At Milan Bergamo Airport, WASP has helped 3D print a new airport services structure. The small building, named Ol Casél, serves as a rest and relaxation area for customs staff. With toilets and a seating area, it is designed to give them a place to chill. Developed for airport operator SACBO by construction firm EDILCO in collaboration with WASP, the building was completed in 19 days. Doors, windows, and the roof were added after printing. The 3D printed walls incorporated oclusions and areas to easily integrate wiring and other components.
The Crane WASP at Bergamo Airport.
Seven days of the 19 were taken up by the 3D printing process. As previous WASP projects have, this one used the Crane WASP. The Crane has a build volume of 8,200 mm by 3,200 mm and could print up to 200 mm/s. Weighing in at over 700 kilos and over five meters in height, this massive machine comes with a pumping system and a twin screw extruder.
3D printed service building at Bergamo Airport.
Introduced in 2018, the WASP Crane has been used to print buildings in Japan using soil, an earth-based sustainable home in Italy, and a Dubai Dior concept store. WASP is unique because it really wants to save the world and use 3D printing to do so. On top of this strong, idealistic basis, the company makes machines that print many more materials than just concrete.
3D printed certified service building at Bergamo Airport.
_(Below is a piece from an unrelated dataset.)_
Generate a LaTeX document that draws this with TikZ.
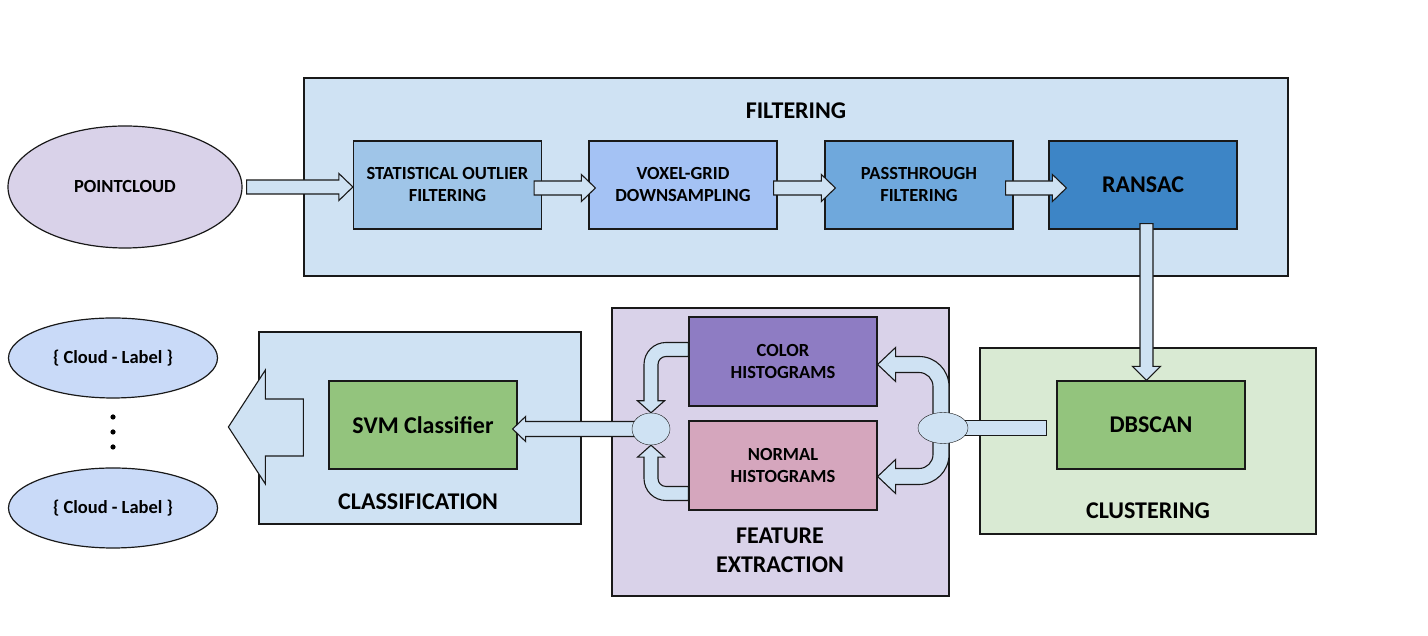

The lime-based mortar was used in place of regular cement to save on emissions. Whereas a lot of the attention on 3D printing for construction is on houses, I’m more enthused by this kind of thing. In infrastructure, remote infrastructure, or difficult-to-access infrastructure, 3D printing makes a lot of sense. Whereas a quicker 3D printed house is nice and may be more affordable, not closing down a part of an airport for a few days adds additional savings. Not having to close down a runway, not having to use lots of security people to guard an area of the airport where people need to come and go, not having to make changes to roads/gates and access procedures for longer than necessary, not having to spend time monitoring cameras of a certain area under construction, the general risk of lots of new people milling around your site, extra searches and acess control all adds up. In such a place, a shorter construction time saves much more than just the construction cost of the structure itself. At airports and in some military or energy facilities, the exit, entry, and monitoring costs for temporary site visitors alone can eclipse the cost of the structure. The risk to the facility of anyone who should not gain access to this site also brings a financial cost that could eclipse any built-in costs of itself.
If we’re dealing with a large site like a nuclear plant, an integrated petrochemical facility, or an airport, any downtime of the main activity is also super costly. The difference between having cement trucks traversing your site three days instead of five could be considerable. And with every trip, the risk of an accident increases. If a runway had to be closed off for even an hour for some kind of construction activity, the costs could be enormous. Imagine also the unquantifiable stuff. Imagine managing Heathrow or something, and someone telling you that you need a crane at your site. I know nothing about managing airports, but I’d be rather allergic to that and would try to minimize time on site for this. In the case of large plants, processes can make thousands of tonnes of material an hour. So there is a per-minute cost if this is interrupted. But there could also be significant energy or other costs in ending and starting up processes. Speed could also end up saving on interruptions in uptime to ancillary processes, also. At remote sites such as Arctic bases, personnel are limited, so having someone feed, supervise, and help visiting construction crews is something that has to be minimized.
Yes, 3D printed houses are cool. But I love this project because it is an example of something potentially much more profitable and effective. 3D printed construction in denied, high-value, high-criticality, and secure environments is the one area that I’m the most excited about in 3D printed construction. Let’s hope that we see more examples of this in the wild.
WASP’s Crane construction 3D printer at Bergamo Airport.